I'm trying to run a Dataflow job that needs to connect to a Kafka cluster. The Kafka cluster requires a whitelist of IP addresses for security reasons, so I need to ensure that the Dataflow job always connects from the same IP address.
How can I achieve this? Is it possible to specify a single predictable IP address for a Dataflow job? If not, what are some alternative solutions to ensure that the job always connects from an IP address known to a firewall / 'whitelisted'?
To 'force' Dataflow workers to use predictable IP addresses you need to set up several Google Cloud resources:
Finally, when you launch your Dataflow job, you need to launch it in the subnetwork that you picked, and disable use of external IP addresses.
In practice, this looks like this:
First create the network and a subnetwork in a particular region:
gcloud compute networks create $NETWORK_NAME \
--subnet-mode custom
gcloud compute networks subnets create $SUBNETWORK_NAME \
--network $NETWORK_NAME \
--region $REGION \
--range 192.168.1.0/28 # This range can be changed for a larger address space
# Also enable private Google Access:
# https://cloud.google.com/vpc/docs/configure-private-google-access#gcloud
gcloud compute networks subnets update $SUBNETWORK_NAME \
--region=$REGION \
--enable-private-ip-google-access
Now create a router and a NAT rule for the router:
gcloud compute routers create $ROUTER_NAME \
--network $NETWORK_NAME \
--region $REGION
## Also create a static IP address for this network
gcloud compute addresses create $ADDRESS_NAME \
--region=$REGION
gcloud compute routers nats create $ROUTER_CONFIG_NAME \
--router-region $REGION \
--router $ROUTER_NAME \
--nat-all-subnet-ip-ranges \
--nat-external-ip-pool=$ADDRESS_NAME
This is all the networking set up you need. Now you can launch your Dataflow job.
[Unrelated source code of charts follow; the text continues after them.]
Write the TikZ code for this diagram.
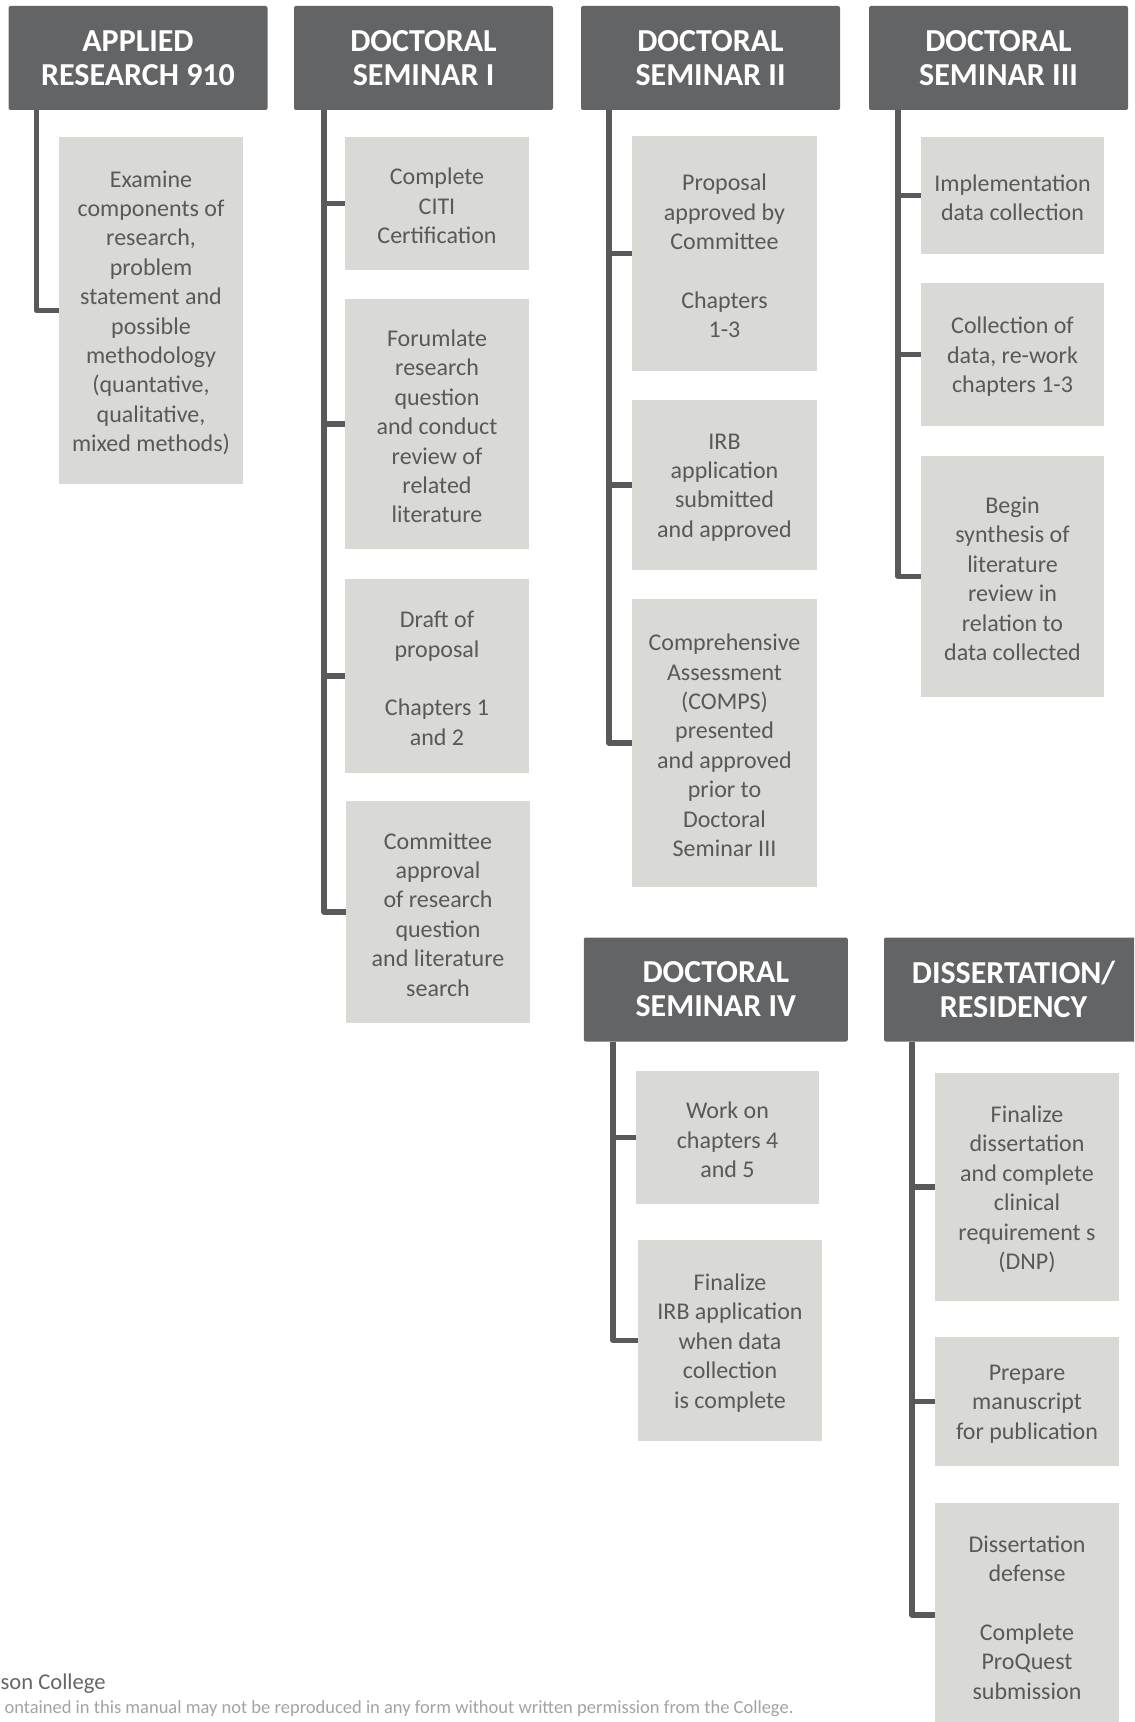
\documentclass[tikz,border=0pt]{standalone}
\usepackage{fontspec}
\setmainfont{Carlito}
\definecolor{hdrgray}{HTML}{636466}
\definecolor{boxgray}{HTML}{D9D9D6}
\definecolor{txtgray}{HTML}{595959}
\definecolor{linegray}{HTML}{58595B}
\definecolor{footgray}{HTML}{A3A3A3}
\definecolor{foot1gray}{HTML}{666666}
\newcommand\stepitem[6]{%
  \node[item, minimum width=#4, minimum height=#5] (#1) at (#2,#3) {};
  \node[itemtxt] (#1t) at ([yshift=-1.2pt]#1.center) {#6};}
\begin{document}
\begin{tikzpicture}[x=0.5pt,y=-0.5pt,
  hdr/.style={fill=hdrgray, text=white, font=\bfseries\fontsize{16}{17}\selectfont, align=center,
    minimum width=129.5pt, minimum height=52pt, rounded corners=1pt, inner sep=0pt},
  item/.style={fill=boxgray, inner sep=0pt},
  itemtxt/.style={text=txtgray, font=\fontsize{12}{14.7}\selectfont, align=center, inner sep=0pt},
  conn/.style={draw=linegray, line width=2.6pt, line join=round},
  foot/.style={anchor=base east, inner sep=0pt}]
\clip (0,0) rectangle (1134,1722);
\fill[white] (0,0) rectangle (1134,1722);

% headers
\node[hdr] (h1) at (138,58) {APPLIED\\RESEARCH 910};
\node[hdr] (h2) at (423.5,58) {DOCTORAL\\SEMINAR I};
\node[hdr] (h3) at (710.5,58) {DOCTORAL\\SEMINAR II};
\node[hdr] (h4) at (998.5,58) {DOCTORAL\\SEMINAR III};
\node[hdr, minimum width=132pt] (h5) at (715.8,989.5) {DOCTORAL\\SEMINAR IV};
\node[hdr] (h6) at (1013.5,989.5) {DISSERTATION/\\RESIDENCY};

% items
\stepitem{b1}{151}{310.5}{92pt}{173.5pt}{Examine\\components of\\research,\\problem\\statement and\\possible\\methodology\\(quantative,\\qualitative,\\mixed methods)}

\stepitem{b2a}{437}{203.5}{92pt}{66.5pt}{Complete\\CITI\\Certification}
\stepitem{b2b}{437}{424}{92pt}{125pt}{Forumlate\\research\\question\\and conduct\\review of\\related\\literature}
\stepitem{b2c}{437}{676}{92pt}{97pt}{Draft of\\proposal\\[14.7pt]Chapters 1\\and 2}
\stepitem{b2d}{438}{912}{92pt}{111pt}{Committee\\approval\\of research\\question\\and literature\\search}

\stepitem{b3a}{724.5}{253.5}{92.5pt}{117.5pt}{Proposal\\approved by\\Committee\\[14.7pt]Chapters\\1-3}
\stepitem{b3b}{724.5}{485}{92.5pt}{85pt}{IRB\\application\\submitted\\and approved}
\stepitem{b3c}{724.5}{743}{92.5pt}{144pt}{Comprehensive\\Assessment\\(COMPS)\\presented\\and approved\\prior to\\Doctoral\\Seminar III}

\stepitem{b4a}{1012.5}{195.5}{91.5pt}{58.5pt}{Implementation\\data collection}
\stepitem{b4b}{1012.5}{354.5}{91.5pt}{71.5pt}{Collection of\\data, re-work\\chapters 1-3}
\stepitem{b4c}{1012.5}{576.5}{91.5pt}{120.5pt}{Begin\\synthesis of\\literature\\review in\\relation to\\data collected}

\stepitem{b5a}{727.5}{1137.5}{91.5pt}{66.5pt}{Work on\\chapters 4\\and 5}
\stepitem{b5b}{730}{1340.5}{92pt}{100.5pt}{Finalize\\IRB application\\when data\\collection\\is complete}

\stepitem{b6a}{1027}{1187}{92pt}{114pt}{Finalize\\dissertation\\and complete\\clinical\\requirement s\\(DNP)}
\stepitem{b6b}{1027}{1401.5}{92pt}{64.5pt}{Prepare\\manuscript\\for publication}
\stepitem{b6c}{1027}{1615}{92pt}{112pt}{Dissertation\\defense\\[14.7pt]Complete\\ProQuest\\submission}

% trunks
\coordinate (t1) at (36.5,0);
\coordinate (t2) at (324,0);
\coordinate (t3) at (609,0);
\coordinate (t4) at (898,0);
\coordinate (t5) at (613,0);
\coordinate (t6) at (912,0);

\draw[conn] (h1.south -| t1) |- (b1.west);

\draw[conn] (h2.south -| t2) |- (b2a.west);
\draw[conn] (h2.south -| t2) |- (b2b.west);
\draw[conn] (h2.south -| t2) |- (b2c.west);
\draw[conn] (h2.south -| t2) |- (b2d.west);

\draw[conn] (h3.south -| t3) |- (b3a.west);
\draw[conn] (h3.south -| t3) |- (b3b.west);
\draw[conn] (h3.south -| t3) |- (b3c.west);

\draw[conn] (h4.south -| t4) |- (b4a.west);
\draw[conn] (h4.south -| t4) |- (b4b.west);
\draw[conn] (h4.south -| t4) |- (b4c.west);

\draw[conn] (h5.south -| t5) |- (b5a.west);
\draw[conn] (h5.south -| t5) |- (b5b.west);

\draw[conn] (h6.south -| t6) |- (b6a.west);
\draw[conn] (h6.south -| t6) |- (b6b.west);
\draw[conn] (h6.south -| t6) |- (b6c.west);

% footer
\node[foot, text=foot1gray, font=\fontsize{11.3}{12}\selectfont] (f1) at (106,1689) {son College};
\node[foot, text=footgray, font=\fontsize{9.25}{10}\selectfont] (f2) at (794,1713) {ontained in this manual may not be reproduced in any form without written permission from the College.};
\end{tikzpicture}
\end{document}
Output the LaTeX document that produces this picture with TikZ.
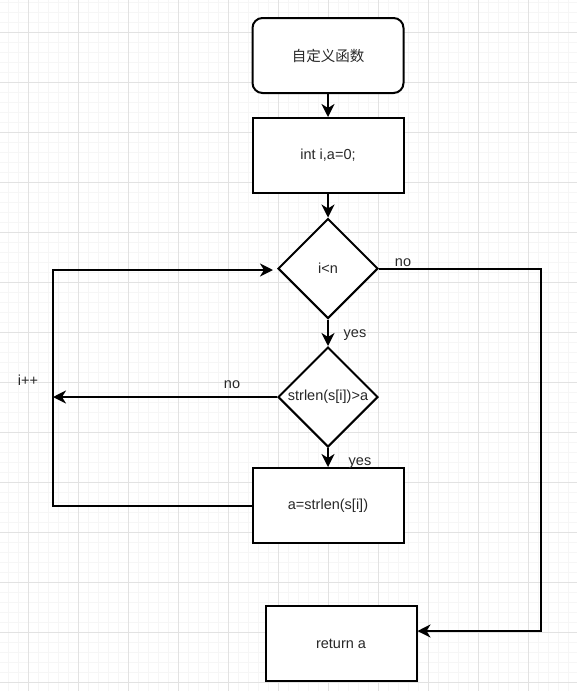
\documentclass[tikz,border=0pt]{standalone}
\usepackage{fontspec}
\setmainfont{Liberation Sans}
\newfontfamily\cjk{Noto Sans CJK SC}
\usepackage{tikz}
\usetikzlibrary{arrows.meta,shapes.geometric}
\definecolor{gridfine}{RGB}{246,246,246}
\definecolor{gridmajor}{RGB}{226,226,226}
\definecolor{flowtext}{RGB}{40,40,40}
\tikzset{
  fbase/.style ={draw=black, fill=white, line width=2pt, inner sep=0pt,
                 text=flowtext, font=\fontsize{14.5}{16}\selectfont},
  fstart/.style={fbase, rectangle, rounded corners=10pt,
                 minimum width=151pt, minimum height=75pt},
  fbox/.style  ={fbase, rectangle, minimum width=151pt, minimum height=75pt},
  fcond/.style ={fbase, diamond, aspect=1, minimum width=100pt, minimum height=100pt},
  flabel/.style={text=flowtext, font=\fontsize{14.5}{16}\selectfont, inner sep=0pt},
  fline/.style ={line width=2pt, black, line join=miter},
  farrow/.style={fline, -{Stealth[length=13pt, width=13pt, inset=4pt]}},
}
\begin{document}
\begin{tikzpicture}[x=1pt, y=-1pt, >=Stealth]
    \useasboundingbox[fill=white] (0,0) rectangle (577,691);
    \foreach \gx in {8,18,...,576} \draw[gridfine, line width=0.8pt] (\gx,0) -- (\gx,691);
    \foreach \gy in {2,12,...,690} \draw[gridfine, line width=0.8pt] (0,\gy) -- (577,\gy);
    \foreach \gx in {28,78,...,576} \draw[gridmajor, line width=0.8pt] (\gx,0) -- (\gx,691);
    \foreach \gy in {32,82,...,690} \draw[gridmajor, line width=0.8pt] (0,\gy) -- (577,\gy);
    \node[fstart] (func)   at (328, 55.5)  {\cjk 自定义函数};
    \node[fbox]   (init)   at (328, 155.5) {int i,a=0;};
    \node[fcond]  (loop)   at (328, 268.5) {i<n};
    \node[fcond]  (check)  at (328, 397)   {strlen(s[i])>a};
    \node[fbox]   (update) at (328, 505.5) {a=strlen(s[i])};
    \node[fbox]   (ret)    at (341, 643.5) {return a};
    \coordinate (backlow)  at (53, 505.5);
    \coordinate (backhigh) at (53, 270);
    \coordinate (loopin)   at (273, 270);
    \coordinate (skip)     at (53, 397);
    \coordinate (outtop)   at (541, 268.5);
    \coordinate (outlow)   at (541, 631);
    \coordinate (retin)    at (ret.east |- outlow);
    \draw[farrow] (func) -- (init);
    \draw[farrow] (init) -- (loop);
    \draw[farrow] (loop) -- (check);
    \draw[farrow] (check) -- (update);
    \draw[farrow] (check.west) -- (skip);
    \draw[farrow] (update.west) -- (backlow) -- (backhigh) -- (loopin);
    \draw[farrow] (loop.east) -- (outtop) -- (outlow) -- (retin);
    \node[flabel] at (355, 335) {yes};
    \node[flabel] at (360, 463) {yes};
    \node[flabel] at (403, 263) {no};
    \node[flabel] at (232, 385) {no};
    \node[flabel] at (28, 380)  {i++};
\end{tikzpicture}
\end{document}
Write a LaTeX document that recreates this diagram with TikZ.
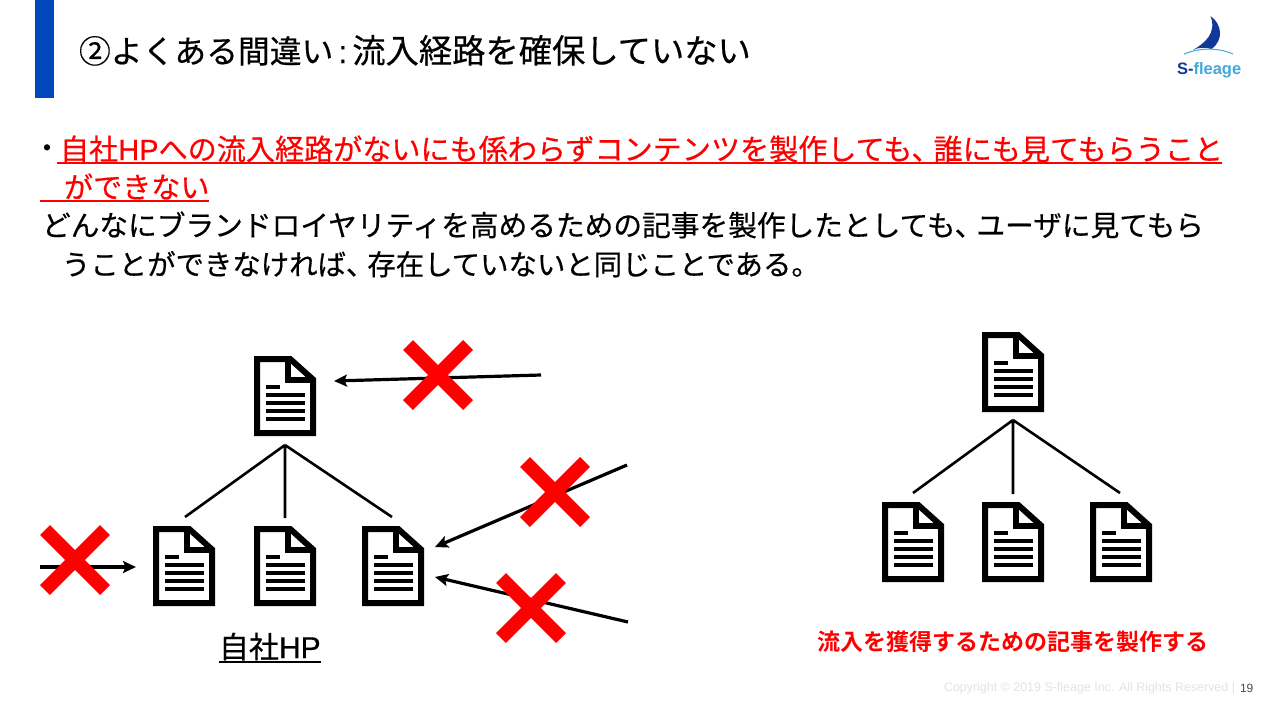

When launching the Dataflow job, you need to pass the subnetwork
parameter and disable public IP addresses.
In Python:
python sample_pipeline.py \
--runner=DataflowRunner \
--project=$PROJECT \
--region=$REGION \
--subnetwork=regions/$REGION/subnetworks/$SUBNETWORK_NAME \
--no_use_public_ips
In Java:
mvn compile exec:java -Dexec.mainClass=my.main.pipeline.Klass \
-Dexec.args="--runner=DataflowRunner \
--project=$PROJECT \
--region=$REGION \
--subnetwork=regions/$REGION/subnetworks/$SUBNETWORK_NAME \
--usePublicIps=false" \
-Pdataflow-runner